A diverse, perennial vision

Beyond the monoculture: crop diversity

Harnessing ecological processes to supplant the need for inputs like fertilizers and pesticides can maintain food production while reducing the environmental impacts of agriculture. Using models of naturally occurring plant communities, Land Institute researchers aim to achieve new levels of ecological intensification with intercropping. Kernza®, for example, is already being intersown with legume species both on research stations and farms.

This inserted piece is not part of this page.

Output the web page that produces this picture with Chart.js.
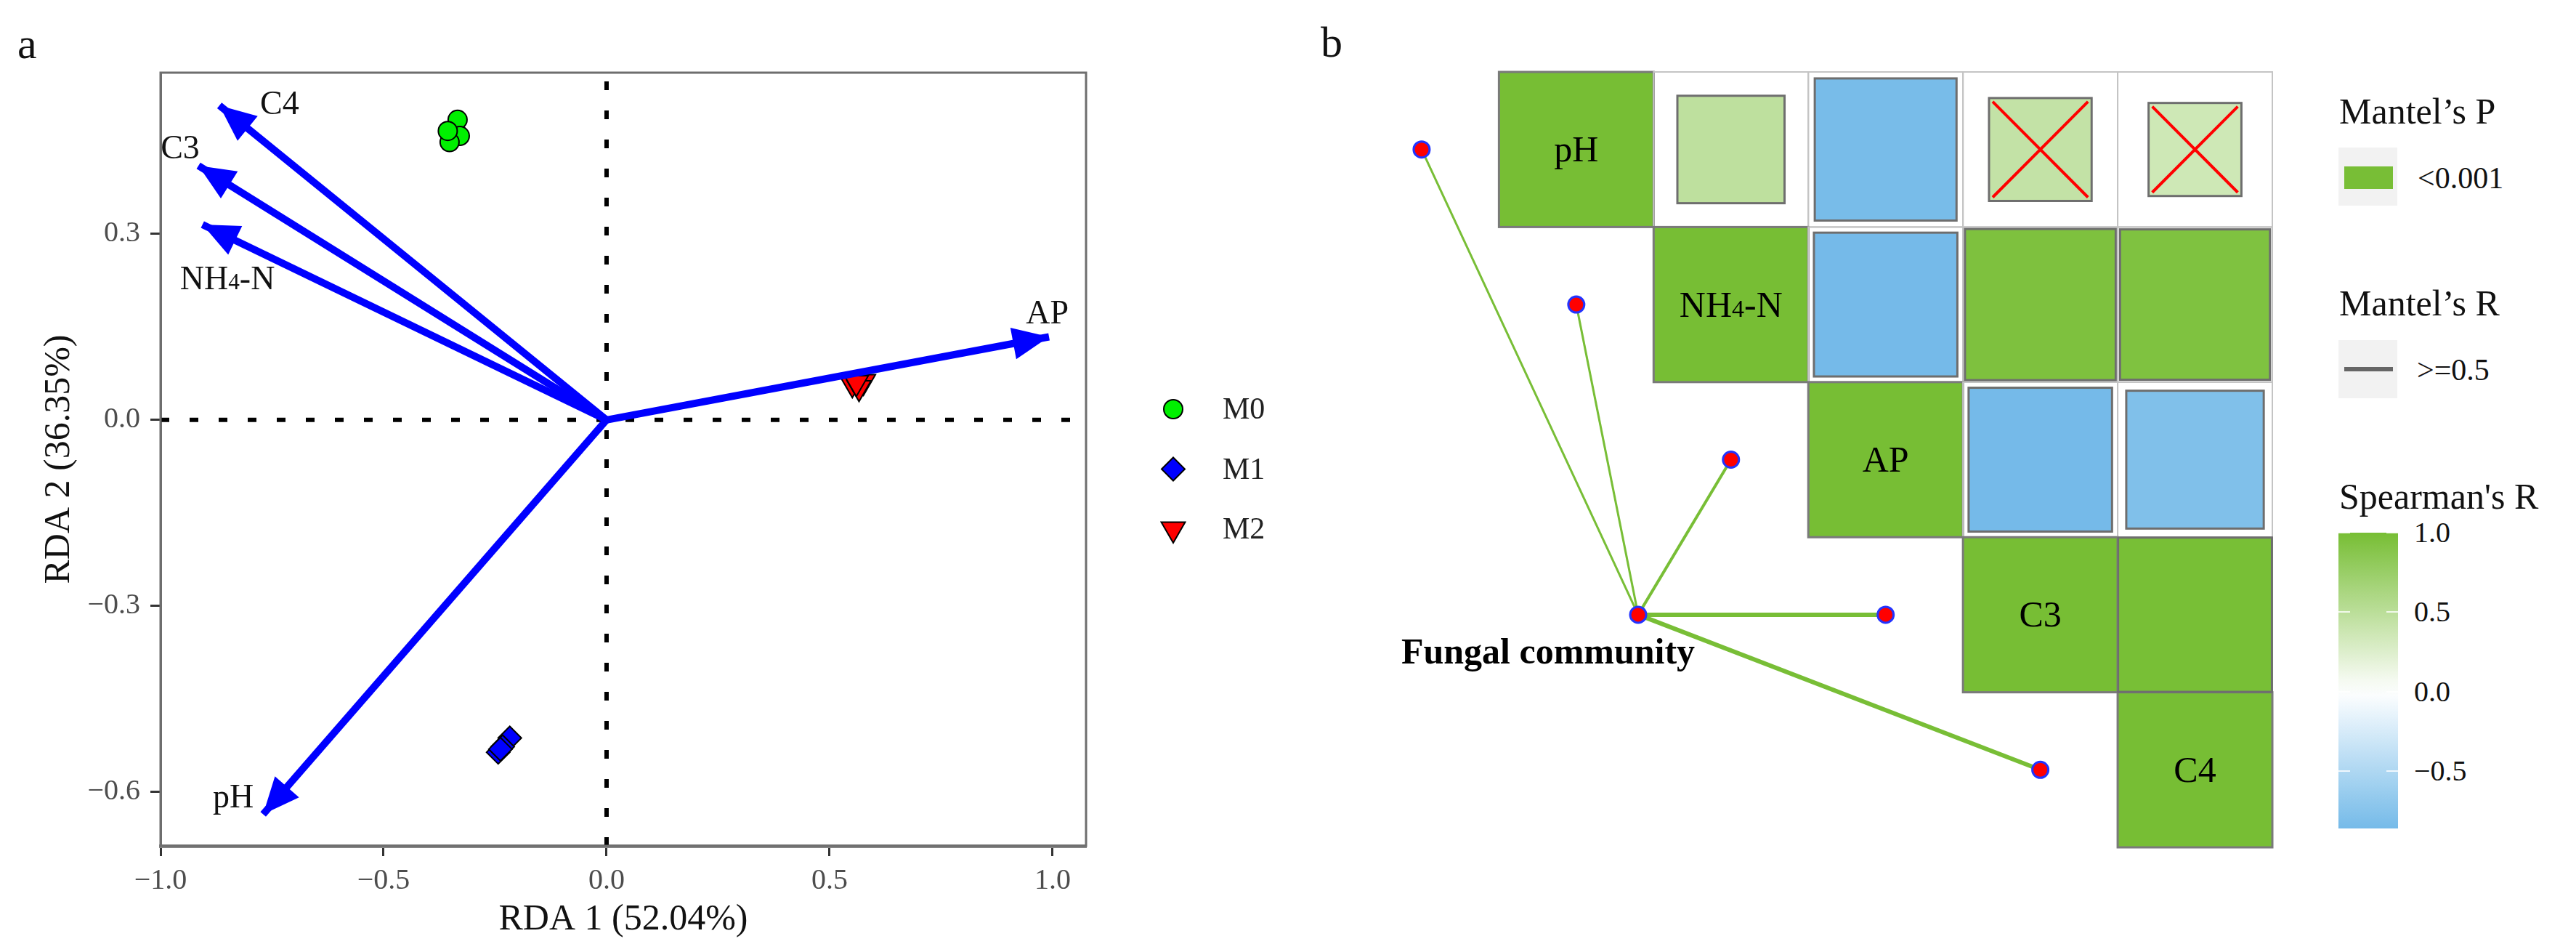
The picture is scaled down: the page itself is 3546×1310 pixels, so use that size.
<!DOCTYPE html>
<html>
<head>
<meta charset="utf-8">
<script src="https://cdn.jsdelivr.net/npm/chart.js@4.4.1/dist/chart.umd.min.js"></script>
<style>
  body { margin: 0; background: #fff; }
  #fig { position: relative; width: 3546px; height: 1310px; overflow: hidden;
         font-family: "Liberation Serif", "Times New Roman", serif; color: #111; }
  canvas { position: absolute; }
  .t { position: absolute; white-space: nowrap; line-height: 1; transform: translateY(-50%); }
</style>
</head>
<body>
<div id="fig">
  <canvas id="rda" width="1780" height="1310" style="left:0;top:0"></canvas>
  <canvas id="mantel" width="1424" height="1107" style="left:1724px;top:79px"></canvas>
  <div class="t" style="left:24px;top:60px;font-size:60px">a</div>
  <div class="t" style="left:1818px;top:58px;font-size:60px">b</div>
  <div id="legendB"></div>
</div>
<script>
// ---- panel a: RDA biplot ----
const envVars = ['C4', 'C3', 'NH4-N', 'AP', 'pH'];
const envRDA1 = [-0.868, -0.915, -0.906, 0.992, -0.770];
const envRDA2 = [0.507, 0.410, 0.315, 0.134, -0.636];

const groups = ['M0', 'M1', 'M2'];
const m0RDA1 = [-0.334, -0.329, -0.352, -0.356];
const m0RDA2 = [0.484, 0.458, 0.448, 0.466];
const m1RDA1 = [-0.217, -0.233, -0.243, -0.238];
const m1RDA2 = [-0.513, -0.527, -0.536, -0.531];
const m2RDA1 = [0.551, 0.576, 0.566, 0.560];
const m2RDA2 = [0.058, 0.062, 0.052, 0.060];

const xTicks = [-1.0, -0.5, 0.0, 0.5, 1.0];
const yTicks = [-0.6, -0.3, 0.0, 0.3];
const xLim = [-1.0, 1.075];
const yLim = [-0.687, 0.56];

// ---- panel b: Mantel test + Spearman matrix ----
const matVars = ['pH', 'NH4-N', 'AP', 'C3', 'C4'];
const spearmanR = [
  [1.00, 0.48, -0.84, 0.44, 0.36],
  [null, 1.00, -0.86, 0.95, 0.94],
  [null, null, 1.00, -0.86, -0.79],
  [null, null, null, 1.00, 0.99],
  [null, null, null, null, 1.00]
];
const spearmanNS = [[0, 3], [0, 4]];
const mantelP = ['<0.001', '<0.001', '<0.001', '<0.001', '<0.001'];
const mantelR = ['>=0.5', '>=0.5', '>=0.5', '>=0.5', '>=0.5'];
const spearmanTicks = [1.0, 0.5, 0.0, -0.5];

// layout / style
const FONT = '"Liberation Serif", "Times New Roman", serif';
const envLabelAt = [[-0.733, 0.511], [-0.956, 0.440], [-0.850, 0.228], [0.988, 0.174], [-0.837, -0.607]];
const groupStyle = [
  { pointStyle: 'circle', radius: 13, rotation: 0, color: '#00F000' },
  { pointStyle: 'rectRot', radius: 16, rotation: 0, color: '#0000FF' },
  { pointStyle: 'triangle', radius: 19, rotation: 180, color: '#FF0000' }
];
const hub = { x: 0.9, y: 3.5 };
const edgeWidth = [3, 3, 4, 6, 6];
const GREEN = '#78BE36';

const lowRGB = [94, 175, 229], midRGB = [255, 255, 255], highRGB = [119, 190, 52];
function corColor(r) {
  const t = Math.min(1, Math.abs(r));
  const end = r >= 0 ? highRGB : lowRGB;
  const c = midRGB.map((m, k) => Math.round(m + (end[k] - m) * t));
  return `rgb(${c.join(',')})`;
}
const fmt = v => (v < 0 ? '\u2212' : '') + Math.abs(v).toFixed(1);

// text with the small "4" in NH4-N
function richText(ctx, text, x, y, size, weight) {
  const parts = text === 'NH4-N' ? [['NH', 1], ['4', 0.68], ['-N', 1]] : [[text, 1]];
  let w = 0;
  parts.forEach(p => { ctx.font = `${weight || ''} ${size * p[1]}px ${FONT}`; w += ctx.measureText(p[0]).width; });
  let cx = x - w / 2;
  ctx.textAlign = 'left';
  ctx.textBaseline = 'alphabetic';
  const base = y + size * 0.33;
  parts.forEach(p => {
    ctx.font = `${weight || ''} ${size * p[1]}px ${FONT}`;
    ctx.fillText(p[0], cx, base);
    cx += ctx.measureText(p[0]).width;
  });
}

function marker(ctx, st, x, y) {
  ctx.fillStyle = st.color; ctx.strokeStyle = '#000'; ctx.lineWidth = 2;
  if (Chart.helpers && Chart.helpers.drawPoint) {
    Chart.helpers.drawPoint(ctx, { pointStyle: st.pointStyle, radius: st.radius, rotation: st.rotation, borderWidth: 2 }, x, y);
    return;
  }
  ctx.beginPath();
  ctx.arc(x, y, st.radius, 0, Math.PI * 2);
  ctx.fill(); ctx.stroke();
}

const rdaDecor = {
  id: 'rdaDecor',
  afterDatasetsDraw(chart) {
    const { ctx, chartArea: a, scales: { x, y } } = chart;
    ctx.save();
    // arrow heads
    ctx.fillStyle = '#0000FF';
    envVars.forEach((name, i) => {
      const pts = chart.getDatasetMeta(i).data;
      const p0 = pts[0], p1 = pts[1];
      const ang = Math.atan2(p1.y - p0.y, p1.x - p0.x);
      const L = 50, W = 22;
      const bx = p1.x - L * Math.cos(ang), by = p1.y - L * Math.sin(ang);
      ctx.beginPath();
      ctx.moveTo(p1.x, p1.y);
      ctx.lineTo(bx - W * Math.sin(ang), by + W * Math.cos(ang));
      ctx.lineTo(bx + W * Math.sin(ang), by - W * Math.cos(ang));
      ctx.closePath();
      ctx.fill();
    });
    // arrow labels
    ctx.fillStyle = '#111';
    envVars.forEach((name, i) => {
      richText(ctx, name, x.getPixelForValue(envLabelAt[i][0]), y.getPixelForValue(envLabelAt[i][1]), 46);
    });
    // panel frame
    ctx.strokeStyle = '#6e6e6e';
    ctx.lineWidth = 3;
    ctx.strokeRect(a.left, a.top, a.width, a.height);
    // legend
    groups.forEach((g, k) => {
      const ly = 563 + k * 82.5;
      marker(ctx, groupStyle[k], 1615, ly);
      ctx.fillStyle = '#222';
      ctx.font = `42px ${FONT}`;
      ctx.textAlign = 'left';
      ctx.textBaseline = 'middle';
      ctx.fillText(g, 1683, ly + 2);
    });
    ctx.restore();
  }
};

const arrowSets = envVars.map((name, i) => ({
  label: name,
  data: [{ x: 0, y: 0 }, { x: envRDA1[i], y: envRDA2[i] }],
  showLine: true, borderColor: '#0000FF', borderWidth: 10, pointRadius: 0, order: 0
}));
const groupX = [m0RDA1, m1RDA1, m2RDA1], groupY = [m0RDA2, m1RDA2, m2RDA2];
const groupSets = groups.map((g, k) => ({
  label: g,
  data: groupX[k].map((v, j) => ({ x: v, y: groupY[k][j] })),
  pointStyle: groupStyle[k].pointStyle, pointRadius: groupStyle[k].radius,
  pointRotation: groupStyle[k].rotation, backgroundColor: groupStyle[k].color,
  borderColor: '#000', borderWidth: 2, showLine: false, order: 1
}));
const refSets = [
  { data: [{ x: 0, y: yLim[0] }, { x: 0, y: yLim[1] }] },
  { data: [{ x: xLim[0], y: 0 }, { x: xLim[1], y: 0 }] }
].map(d => Object.assign(d, { showLine: true, borderColor: '#000', borderWidth: 6, borderDash: [12, 28], pointRadius: 0, order: 2 }));

new Chart(document.getElementById('rda'), {
  type: 'scatter',
  data: { datasets: [...arrowSets, ...groupSets, ...refSets] },
  options: {
    responsive: false,
    animation: false,
    layout: { padding: { top: 100, right: 285, bottom: 0, left: 0 } },
    plugins: { legend: { display: false }, tooltip: { enabled: false } },
    scales: {
      x: {
        type: 'linear', min: xLim[0], max: xLim[1],
        afterBuildTicks: s => { s.ticks = xTicks.map(v => ({ value: v })); },
        afterFit: s => { s.height = 146; },
        ticks: { callback: fmt, autoSkip: false, maxRotation: 0, padding: 10, color: '#4d4d4d', font: { family: FONT, size: 40 } },
        grid: { drawOnChartArea: false, drawTicks: true, tickLength: 14, tickColor: '#333', tickWidth: 3 },
        border: { display: true, color: '#888', width: 5 },
        title: { display: true, text: 'RDA 1 (52.04%)', color: '#111', font: { family: FONT, size: 50 }, padding: { top: 0, bottom: 14 } }
      },
      y: {
        type: 'linear', min: yLim[0], max: yLim[1],
        afterBuildTicks: s => { s.ticks = yTicks.map(v => ({ value: v })); },
        afterFit: s => { s.width = 221; },
        ticks: { callback: fmt, autoSkip: false, padding: 14, color: '#4d4d4d', font: { family: FONT, size: 40 } },
        grid: { drawOnChartArea: false, drawTicks: true, tickLength: 14, tickColor: '#333', tickWidth: 3 },
        border: { display: true, color: '#6e6e6e', width: 3 },
        title: { display: true, text: 'RDA 2 (36.35%)', color: '#111', font: { family: FONT, size: 50 }, padding: { top: 52, bottom: 0 } }
      }
    }
  },
  plugins: [rdaDecor]
});

// ---- panel b chart ----
const matrixDecor = {
  id: 'matrixDecor',
  beforeDatasetsDraw(chart) {
    const { ctx, scales: { x, y } } = chart;
    const n = matVars.length;
    ctx.save();
    for (let i = 0; i < n; i++) {
      for (let j = i; j < n; j++) {
        const x0 = x.getPixelForValue(j), x1 = x.getPixelForValue(j + 1);
        const y0 = y.getPixelForValue(i), y1 = y.getPixelForValue(i + 1);
        if (i === j) {
          ctx.fillStyle = corColor(spearmanR[i][j]);
          ctx.fillRect(x0, y0, x1 - x0, y1 - y0);
        }
        ctx.strokeStyle = i === j ? '#7a7a7a' : '#c4c4c4';
        ctx.lineWidth = i === j ? 3 : 2;
        ctx.strokeRect(x0, y0, x1 - x0, y1 - y0);
      }
    }
    for (let i = 0; i < n; i++) {
      for (let j = i + 1; j < n; j++) {
        const r = spearmanR[i][j];
        const s = Math.sqrt(Math.abs(r));
        const sx0 = x.getPixelForValue(j + 0.5 - s / 2), sx1 = x.getPixelForValue(j + 0.5 + s / 2);
        const sy0 = y.getPixelForValue(i + 0.5 - s / 2), sy1 = y.getPixelForValue(i + 0.5 + s / 2);
        ctx.fillStyle = corColor(r);
        ctx.fillRect(sx0, sy0, sx1 - sx0, sy1 - sy0);
        ctx.strokeStyle = '#6e6e6e';
        ctx.lineWidth = 3;
        ctx.strokeRect(sx0, sy0, sx1 - sx0, sy1 - sy0);
        if (spearmanNS.some(p => p[0] === i && p[1] === j)) {
          const d = 5;
          ctx.strokeStyle = '#FF0000';
          ctx.lineWidth = 4;
          ctx.beginPath();
          ctx.moveTo(sx0 + d, sy0 + d); ctx.lineTo(sx1 - d, sy1 - d);
          ctx.moveTo(sx1 - d, sy0 + d); ctx.lineTo(sx0 + d, sy1 - d);
          ctx.stroke();
        }
      }
    }
    ctx.fillStyle = '#000';
    matVars.forEach((v, i) => {
      richText(ctx, v, x.getPixelForValue(i + 0.5), y.getPixelForValue(i + 0.5), 50);
    });
    ctx.restore();
  },
  afterDatasetsDraw(chart) {
    const { ctx, scales: { x, y } } = chart;
    ctx.save();
    ctx.fillStyle = '#000';
    richText(ctx, 'Fungal community', x.getPixelForValue(hub.x) - 124, y.getPixelForValue(hub.y) + 51, 50, 'bold');
    ctx.restore();
  }
};

const edgeSets = matVars.map((v, i) => ({
  label: v + ' ' + mantelP[i] + ' ' + mantelR[i],
  data: [{ x: hub.x, y: hub.y }, { x: i - 0.5, y: i + 0.5 }],
  showLine: true, borderColor: GREEN, borderWidth: edgeWidth[i], pointRadius: 0, order: 1
}));
const nodeSet = {
  label: 'nodes',
  data: [...matVars.map((v, i) => ({ x: i - 0.5, y: i + 0.5 })), { x: hub.x, y: hub.y }],
  pointRadius: 11, backgroundColor: '#FF0000', borderColor: '#2233FF', borderWidth: 3,
  showLine: false, order: 0
};

new Chart(document.getElementById('mantel'), {
  type: 'scatter',
  data: { datasets: [...edgeSets, nodeSet] },
  options: {
    responsive: false,
    animation: false,
    layout: { padding: 20 },
    plugins: { legend: { display: false }, tooltip: { enabled: false } },
    scales: {
      x: { type: 'linear', min: -1.5, max: 5, display: false },
      y: { type: 'linear', min: 0, max: 5, reverse: true, display: false }
    }
  },
  plugins: [matrixDecor]
});

// ---- panel b legends ----
const lb = document.getElementById('legendB');
function addText(txt, left, top, size) {
  const d = document.createElement('div');
  d.className = 't';
  d.textContent = txt;
  d.style.left = left + 'px';
  d.style.top = top + 'px';
  d.style.fontSize = size + 'px';
  lb.appendChild(d);
}
function addBox(left, top, w, h, bg) {
  const d = document.createElement('div');
  Object.assign(d.style, { position: 'absolute', left: left + 'px', top: top + 'px', width: w + 'px', height: h + 'px', background: bg });
  lb.appendChild(d);
  return d;
}
addText('Mantel\u2019s P', 3220, 153, 50);
addBox(3219, 203, 81, 80, '#f2f2f2');
addBox(3227, 229, 67, 31, GREEN);
addText([...new Set(mantelP)][0], 3328, 245, 42);

addText('Mantel\u2019s R', 3220, 417, 50);
addBox(3219, 468, 81, 80, '#f2f2f2');
addBox(3227, 505, 67, 6, '#666');
addText([...new Set(mantelR)][0], 3327, 509, 42);

addText("Spearman's R", 3220, 683, 50);
const allR = spearmanR.flat().filter(v => v !== null);
const barMax = Math.max(...allR), barMin = Math.min(...allR);
const barTop = 733, barH = 407, barLeft = 3219, barW = 82;
const stops = [];
for (let k = 0; k <= 20; k++) {
  const v = barMax - (barMax - barMin) * k / 20;
  stops.push(`${corColor(v)} ${k * 5}%`);
}
addBox(barLeft, barTop, barW, barH, `linear-gradient(to bottom, ${stops.join(',')})`);
spearmanTicks.forEach(v => {
  const ty = barTop + (barMax - v) / (barMax - barMin) * barH;
  addBox(barLeft, ty - 1, 16, 2, 'rgba(255,255,255,0.8)');
  addBox(barLeft + barW - 16, ty - 1, 16, 2, 'rgba(255,255,255,0.8)');
  addText(fmt(v), 3323, ty, 40);
});
</script>
</body>
</html>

Beyond the biophysical: perennial civilization

Food systems are social, cultural, and economic as well as biophysical. The invention of new perennial polycultures could enable new ways for people to make a living within an ecospheric standard. To sustain a just transition to a diverse and perennial agriculture, people need to provide ongoing care to perennial crops, soils, and to each other in community. Researchers are working with a range of collaborators to develop perennial food systems projects that bridge science and civic society.

Perennial Crops at The Land Institute

Beyond Kernza® The Land Institute is developing a group of perennial grains, legumes, and oilseeds that will bring unprecedented sustainability to agriculture. We use two approaches to breed new crops: Domestication of wild perennials and perennialization of existing annual crops.

Perennial Legumes

Legumes improve soil fertility by adding nitrogen and also provide high-protein seeds for human consumption. We use legumes as perennial grains and as companion crops for other perennial grains. We are currently working with a range of perennial legume species including sainfoin, alfalfa, and lupine.

Perennial Oilseeds

A plant in the sunflower family native to the Great Plains, Silphium integrifolium is being domesticated as an oilseed crop that could replace annual oilseed crops such as sunflower and soy.

Perennial Rice

In 2007, Dr. Fengyi Hu reactivated perennial rice breeding in China’s Yunnan Province, releasing the first perennial rice to Chinese farmers in 2018. Land Institute staff advise, fund, and advocate for the program.

Perennial Sorghum

Like annual sorghum, perennial sorghum has good seed yield but size and flavor require improvement. Our hybrids are being trialed in sub-Saharan Africa to see how well they persist through dry seasons.

Perennial Wheat

We focus on hybrids made by crossing annual wheat species–especially durum wheat used for making pasta–with wheatgrass species, including the species being marketed as Kernza®.